Since I did not think this experiment would succeed, I did not take pictures of the whole process, but I will give you some descriptions of what I did. Hopefully, those will spark your imagination and send you off on your own experimental project. Remember, sewing should be relaxing and fun... let slippery fabrics and lace that looks slightly crooked be part of the design!
The only parts of this dress that are not part of the original skirt are the red lace, the casing for the elastic at the top, and the elastic. All of these components, I had left over in drawers. I also had the thread, so this dress uses no newly bought parts.
I began by cutting off the waistband two inches down the skirt. I sewed together the layers of skirt that were attached to the waistband so that there would be a tiny fraying on the ruffle.

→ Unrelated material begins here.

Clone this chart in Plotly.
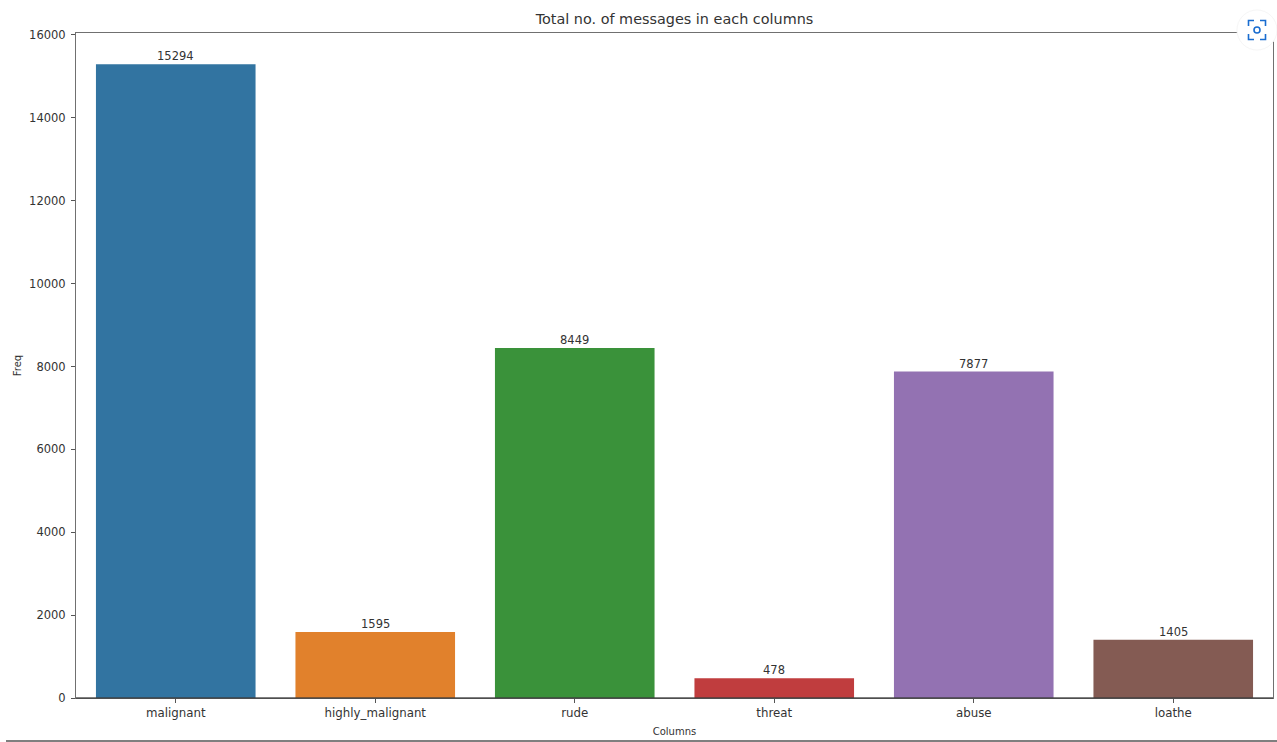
import plotly.graph_objects as go

categories = ["malignant", "highly_malignant", "rude", "threat", "abuse", "loathe"]
counts = [15294, 1595, 8449, 478, 7877, 1405]
bar_colors = ["#3274a1", "#e1812c", "#3a923a", "#c03d3e", "#9372b2", "#845b53"]
y_ticks = [0, 2000, 4000, 6000, 8000, 10000, 12000, 14000, 16000]

W, H = 1277, 742
L, R, T, B = 76, 1273, 33, 698
FONT = "DejaVu Sans"
INK = "#333333"
ICON = "#1a6dd0"


def px(x):
    return (x - L) / (R - L)


def py(y):
    return (B - y) / (B - T)


def bracket(xa, ya, xc, yc, xb, yb):
    return (f"M {px(xa)} {py(ya)} L {px(xc)} {py(yc)} L {px(xb)} {py(yb)}")


icon_paths = [
    bracket(1248.5, 26, 1248.5, 20.5, 1254, 20.5),
    bracket(1260, 20.5, 1265.5, 20.5, 1265.5, 26),
    bracket(1265.5, 34, 1265.5, 39.5, 1260, 39.5),
    bracket(1254, 39.5, 1248.5, 39.5, 1248.5, 34),
]

fig = go.Figure(go.Bar(
    x=categories, y=counts, width=0.8,
    marker=dict(color=bar_colors, line=dict(width=0)),
    cliponaxis=False, showlegend=False,
))
for cat, val in zip(categories, counts):
    fig.add_annotation(x=cat, y=val, text=str(val), showarrow=False, yanchor="middle", yshift=8,
                       font=dict(family=FONT, size=11.5, color=INK))

shapes = [
    dict(type="line", xref="paper", yref="paper", x0=0, x1=1, y0=py(698), y1=py(698), layer="above",
         line=dict(color="rgba(60,60,60,0.65)", width=2)),
    dict(type="line", xref="paper", yref="paper", x0=px(6), x1=px(W), y0=py(741), y1=py(741),
         line=dict(color="#555555", width=1.5)),
    dict(type="circle", xref="paper", yref="paper", x0=px(1237), x1=px(1277), y0=py(10), y1=py(50),
         layer="above", fillcolor="white", line=dict(color="#f6f6f6", width=1)),
    dict(type="circle", xref="paper", yref="paper", x0=px(1254), x1=px(1260), y0=py(27), y1=py(33),
         layer="above", fillcolor="white", line=dict(color=ICON, width=1.6)),
]
for p in icon_paths:
    shapes.append(dict(type="path", xref="paper", yref="paper", path=p, layer="above",
                       line=dict(color=ICON, width=1.6)))

fig.update_layout(
    width=W, height=H, autosize=False,
    margin=dict(l=L, r=W - R, t=T, b=H - B, pad=0),
    paper_bgcolor="white", plot_bgcolor="white",
    bargap=0.2,
    font=dict(family=FONT, size=12, color=INK),
    title=dict(text="Total no. of messages in each columns", x=(L + R) / 2 / W, xanchor="center",
               y=1 - 19 / H, yanchor="middle", font=dict(size=14.4, color=INK)),
    xaxis=dict(title=dict(text="Columns", font=dict(size=10), standoff=8), showgrid=False, ticks="outside",
               ticklen=4, tickcolor="#555555", showline=True, linecolor="#707070", linewidth=1,
               mirror=True, range=[-0.5, 5.5], tickfont=dict(size=11.8), zeroline=False),
    yaxis=dict(title=dict(text="Freq", font=dict(size=10), standoff=5), showgrid=False, ticks="outside",
               ticklen=4, tickcolor="#555555", showline=True, linecolor="#707070", linewidth=1,
               mirror=True, range=[0, 16048], tickvals=y_ticks, tickformat="d",
               ticklabelstandoff=3, tickfont=dict(size=11.5), zeroline=False),
    shapes=shapes,
)
fig.write_html("out.html", post_script="document.body.style.margin='0';", config={"displayModeBar": False})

Second, I pinned the two layers of skirt and basted them together. Afterwards, I narrow-hemmed them.
Third, I measured down one inch from the top of the dress. I chalked a straight line across the front of the skirt, from side seam to side seam. I pinned together the two layers, then pinned on a casing that I repurposed from a scrap that was either once a ribbon or some kind of casing.
I sewed the top of the casing on the inside of the dress, sewing the two layers together. I sewed the casing in the same way you would sew an elastic waist casing.
After inserting the elastic that I found in a drawer and thankfully fit the casing size, I tried on the dress. The elastic was a little too loose for a strapless dress, but I did not want to rip out my work. This was a fun experiment, and ripping out difficult seams is not fun. I decided to use the too loose elastic as part of my design and started thinking of what to use as straps. At this point, I thought that the waistband would be too bulky or wide or otherwise just not look good as shoulder straps.
Now that the basic dress was made, I sewed the lace on the outside of the dress, sewing on the same seam lines as I used for the casing, being careful not to catch the elastic. I found it helpful to pin the two layers of dress together during this step, but had to be careful not to sew in pins!
Fifth, I measured from the top of my bust to the bottom, where I wanted the second row of lace to be. I wanted a mock empire waist. I measured from the bottom of the first row of lace and chalked where I thought the second row should go.
When I tried on the dress, I realized that measuring first was a needless step. I could chalk the dress while I was wearing it. When I took the dress off, I measured across my body-chalked line, took the most common measurements (they only varied by a quarter of an inch), rubbed out the previous chalk marks, and drew a dashed chalk line an even measurement from the bottom of the first row of lace.
Sixth, I measured across my body from side seam to side seam, to determine how long a piece of lace I needed. I added ½ inch to this for a ¼ inch fold-over on each end to hide the raw edges.
Because the dress had so much volume, I ran a basting line across my chalk line and gathered the waist to the correct size. All this time, I pinned the two layers together to help prevent slipping, but it was still difficult to work with. Patience and not trying to make the gathers perfect aided in preventing too much frustration.
After the waist was gathered, I pinned on the lace and sewed it. After it was sewn in, I thought it looked crooked, so I measured it from the bottom of the top lace. It was level within 1/8 inch, so I did not bother to take it out and let the slanted look be part of the design.
I tried on the dress, and the bottom lace landed in close to the correct spot. It was a little high, but not enough to prompt me to rip out the seams and re-sew them.
I spent several days thinking about whether I wanted to tighten the elastic. (No! Too much seam ripping involved.) I thought about what to use for straps. I looked at my supply of ribbons and laces and seam bindings and nothing struck my eye. I kept looking at the waist band and wondering, so eventually, I decided to try it.
I wanted to prevent raveling, but did not want to hem the ends because the elastic was too thick. So, I found the middle of the waistband on both sides (because it was still a circle) and sewed on each side two seams ¼ apart with the center mark between them. Then I cut between the two seams on each side and had two pieces of elastic waistband.
After that, I found the center front of the dress and put the edges of the straps next to each other on the center front. I sewed these on.
I tried on the dress and played with where I wanted the straps to go in the back. I do not like my straps to fall down, so I wanted them high on the shoulder. Also, I was hoping for a more interesting neckline than the typical tank-strap look. Determining the placement of the straps would have been easier if I had sewed the straps to the back of the dress first. Then I could play with the placement at the front easier than I could reach around to my own back. After I decided where I wanted the straps, I pinned them while I had the dress on. Once the dress was off, I measured and made sure the straps were evenly placed. I sewed them on the front, tried on the dress, and found that it fit. My new dress was finished!